Aim: Select the lines of the records containing the word "chart" and list them.

Items:
☆ ☆ ☆ ☆ ☆ ☆ ☆

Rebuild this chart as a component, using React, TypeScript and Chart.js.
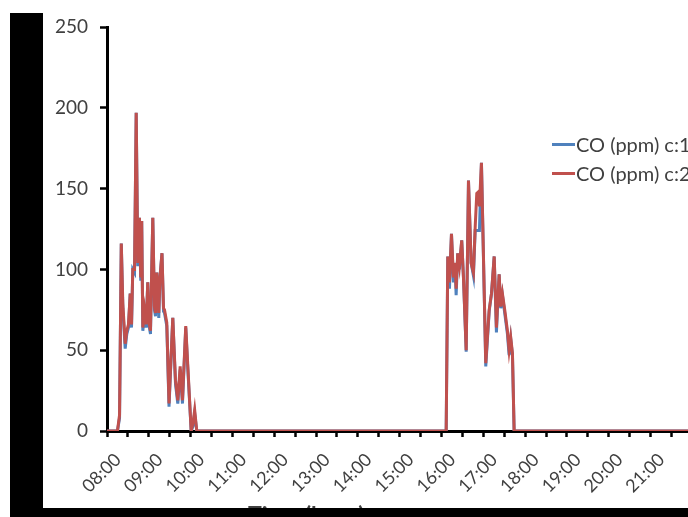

☆ ☆ ☆ ☆ ☆ ☆ ☆

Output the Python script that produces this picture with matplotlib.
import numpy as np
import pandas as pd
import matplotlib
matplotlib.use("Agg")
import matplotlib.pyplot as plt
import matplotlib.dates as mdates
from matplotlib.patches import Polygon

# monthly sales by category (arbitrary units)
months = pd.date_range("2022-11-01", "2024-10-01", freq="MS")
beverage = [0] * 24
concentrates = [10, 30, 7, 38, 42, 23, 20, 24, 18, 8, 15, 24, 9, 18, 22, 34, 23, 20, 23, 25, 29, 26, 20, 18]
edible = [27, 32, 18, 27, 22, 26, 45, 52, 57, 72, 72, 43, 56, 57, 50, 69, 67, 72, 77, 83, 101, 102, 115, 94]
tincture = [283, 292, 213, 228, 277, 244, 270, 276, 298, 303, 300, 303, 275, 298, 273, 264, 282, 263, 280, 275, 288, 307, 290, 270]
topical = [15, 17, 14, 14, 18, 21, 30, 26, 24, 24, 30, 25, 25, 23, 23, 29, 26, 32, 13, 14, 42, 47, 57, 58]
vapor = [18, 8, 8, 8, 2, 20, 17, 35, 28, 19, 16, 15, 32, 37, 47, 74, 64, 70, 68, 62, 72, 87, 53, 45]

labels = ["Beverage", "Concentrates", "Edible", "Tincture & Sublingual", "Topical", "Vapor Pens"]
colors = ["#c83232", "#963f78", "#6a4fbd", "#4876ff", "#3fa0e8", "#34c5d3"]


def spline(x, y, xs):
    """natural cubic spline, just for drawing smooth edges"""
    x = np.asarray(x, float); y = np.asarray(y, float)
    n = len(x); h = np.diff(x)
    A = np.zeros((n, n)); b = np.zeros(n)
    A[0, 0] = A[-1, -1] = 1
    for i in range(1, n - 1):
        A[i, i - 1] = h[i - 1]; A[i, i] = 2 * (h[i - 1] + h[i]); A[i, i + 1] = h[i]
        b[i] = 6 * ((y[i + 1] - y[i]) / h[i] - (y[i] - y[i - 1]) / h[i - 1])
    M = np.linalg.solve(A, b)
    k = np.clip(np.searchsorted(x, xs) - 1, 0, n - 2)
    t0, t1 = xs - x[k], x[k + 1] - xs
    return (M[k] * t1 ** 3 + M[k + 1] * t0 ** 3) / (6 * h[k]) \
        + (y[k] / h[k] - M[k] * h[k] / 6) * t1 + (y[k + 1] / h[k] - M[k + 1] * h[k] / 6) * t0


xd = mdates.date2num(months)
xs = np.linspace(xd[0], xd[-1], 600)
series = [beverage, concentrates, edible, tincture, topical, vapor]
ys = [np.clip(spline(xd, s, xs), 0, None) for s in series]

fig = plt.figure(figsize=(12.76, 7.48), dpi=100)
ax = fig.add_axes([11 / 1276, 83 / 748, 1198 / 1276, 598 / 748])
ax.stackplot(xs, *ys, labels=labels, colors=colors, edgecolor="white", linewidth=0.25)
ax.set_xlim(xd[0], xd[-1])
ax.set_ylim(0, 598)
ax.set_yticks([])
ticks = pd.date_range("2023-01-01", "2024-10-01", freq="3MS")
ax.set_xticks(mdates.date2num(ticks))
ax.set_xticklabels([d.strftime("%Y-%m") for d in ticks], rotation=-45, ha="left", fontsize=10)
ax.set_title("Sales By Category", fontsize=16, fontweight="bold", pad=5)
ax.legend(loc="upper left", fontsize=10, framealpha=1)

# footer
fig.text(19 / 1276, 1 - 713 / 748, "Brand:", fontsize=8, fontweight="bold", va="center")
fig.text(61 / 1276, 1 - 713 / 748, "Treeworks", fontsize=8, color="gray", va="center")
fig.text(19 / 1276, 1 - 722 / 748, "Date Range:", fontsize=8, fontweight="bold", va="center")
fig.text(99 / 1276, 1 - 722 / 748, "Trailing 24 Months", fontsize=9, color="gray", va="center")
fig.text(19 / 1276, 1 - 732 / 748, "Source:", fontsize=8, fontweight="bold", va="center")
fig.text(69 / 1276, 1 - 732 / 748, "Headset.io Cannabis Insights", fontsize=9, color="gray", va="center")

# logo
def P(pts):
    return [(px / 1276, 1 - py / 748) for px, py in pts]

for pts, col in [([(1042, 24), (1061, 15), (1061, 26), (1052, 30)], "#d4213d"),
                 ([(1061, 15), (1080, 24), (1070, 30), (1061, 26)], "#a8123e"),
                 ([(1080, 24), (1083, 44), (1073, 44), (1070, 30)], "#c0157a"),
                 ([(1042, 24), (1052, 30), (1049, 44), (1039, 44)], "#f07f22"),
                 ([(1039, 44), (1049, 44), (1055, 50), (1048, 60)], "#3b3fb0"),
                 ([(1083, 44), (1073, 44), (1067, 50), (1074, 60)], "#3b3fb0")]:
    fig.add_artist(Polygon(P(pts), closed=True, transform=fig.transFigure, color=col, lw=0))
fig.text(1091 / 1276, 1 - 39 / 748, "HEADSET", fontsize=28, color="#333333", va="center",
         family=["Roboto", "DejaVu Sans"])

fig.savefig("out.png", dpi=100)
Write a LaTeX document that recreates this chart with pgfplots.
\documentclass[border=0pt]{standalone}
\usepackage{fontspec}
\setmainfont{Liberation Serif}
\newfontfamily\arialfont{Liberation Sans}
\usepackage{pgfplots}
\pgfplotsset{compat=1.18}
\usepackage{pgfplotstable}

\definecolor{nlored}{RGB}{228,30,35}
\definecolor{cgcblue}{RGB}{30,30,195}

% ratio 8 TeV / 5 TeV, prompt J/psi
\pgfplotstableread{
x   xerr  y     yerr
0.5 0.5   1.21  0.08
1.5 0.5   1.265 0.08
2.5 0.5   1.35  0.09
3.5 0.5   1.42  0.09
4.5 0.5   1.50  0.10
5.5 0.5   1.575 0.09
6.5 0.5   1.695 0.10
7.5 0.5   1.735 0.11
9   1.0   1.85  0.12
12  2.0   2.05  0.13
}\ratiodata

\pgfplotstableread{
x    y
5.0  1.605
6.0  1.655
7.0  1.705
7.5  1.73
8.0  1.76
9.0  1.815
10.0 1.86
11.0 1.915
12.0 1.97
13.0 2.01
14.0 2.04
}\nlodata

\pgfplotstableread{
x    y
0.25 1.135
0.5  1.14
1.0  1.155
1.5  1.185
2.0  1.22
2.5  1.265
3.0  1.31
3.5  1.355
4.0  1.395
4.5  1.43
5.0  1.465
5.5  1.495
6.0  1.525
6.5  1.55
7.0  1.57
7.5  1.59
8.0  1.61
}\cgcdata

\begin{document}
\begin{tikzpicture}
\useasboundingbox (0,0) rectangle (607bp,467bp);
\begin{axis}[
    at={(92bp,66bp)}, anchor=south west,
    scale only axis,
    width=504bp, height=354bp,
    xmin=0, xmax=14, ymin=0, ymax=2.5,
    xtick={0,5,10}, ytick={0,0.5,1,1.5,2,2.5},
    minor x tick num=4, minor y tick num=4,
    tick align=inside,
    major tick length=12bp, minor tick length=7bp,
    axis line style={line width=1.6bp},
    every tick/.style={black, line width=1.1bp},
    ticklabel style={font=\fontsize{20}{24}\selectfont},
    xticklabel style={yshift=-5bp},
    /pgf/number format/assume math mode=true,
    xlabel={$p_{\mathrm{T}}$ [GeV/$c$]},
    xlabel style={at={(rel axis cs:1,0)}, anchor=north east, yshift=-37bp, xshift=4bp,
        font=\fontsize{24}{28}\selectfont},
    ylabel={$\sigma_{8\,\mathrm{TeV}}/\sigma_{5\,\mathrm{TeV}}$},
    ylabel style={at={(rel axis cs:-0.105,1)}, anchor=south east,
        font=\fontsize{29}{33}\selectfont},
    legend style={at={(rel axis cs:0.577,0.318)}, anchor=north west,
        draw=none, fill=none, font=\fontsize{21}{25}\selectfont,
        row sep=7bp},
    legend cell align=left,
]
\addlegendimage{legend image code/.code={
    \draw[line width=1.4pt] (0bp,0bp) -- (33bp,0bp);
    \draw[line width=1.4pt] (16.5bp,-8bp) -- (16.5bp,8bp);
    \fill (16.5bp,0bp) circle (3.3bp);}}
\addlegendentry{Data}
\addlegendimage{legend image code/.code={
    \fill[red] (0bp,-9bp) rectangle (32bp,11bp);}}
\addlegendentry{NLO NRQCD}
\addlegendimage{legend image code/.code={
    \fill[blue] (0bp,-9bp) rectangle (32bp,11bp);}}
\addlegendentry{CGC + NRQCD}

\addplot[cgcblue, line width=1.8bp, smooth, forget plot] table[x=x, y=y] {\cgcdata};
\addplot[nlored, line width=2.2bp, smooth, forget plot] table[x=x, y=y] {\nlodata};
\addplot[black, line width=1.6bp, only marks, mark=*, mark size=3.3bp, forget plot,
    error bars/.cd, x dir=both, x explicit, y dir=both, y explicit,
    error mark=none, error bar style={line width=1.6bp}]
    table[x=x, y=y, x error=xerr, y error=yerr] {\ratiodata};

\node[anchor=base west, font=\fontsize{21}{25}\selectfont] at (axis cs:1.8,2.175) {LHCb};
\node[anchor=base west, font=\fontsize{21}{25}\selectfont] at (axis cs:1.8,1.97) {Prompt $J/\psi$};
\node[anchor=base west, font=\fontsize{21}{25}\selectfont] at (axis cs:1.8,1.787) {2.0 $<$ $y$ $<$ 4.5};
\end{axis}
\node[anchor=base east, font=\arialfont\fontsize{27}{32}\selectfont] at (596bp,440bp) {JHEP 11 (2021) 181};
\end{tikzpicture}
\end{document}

☆ ☆ ☆ ☆ ☆ ☆ ☆

Written response:
Rebuild this chart as a component, using React, TypeScript and Chart.js.
Write a LaTeX document that recreates this chart with pgfplots.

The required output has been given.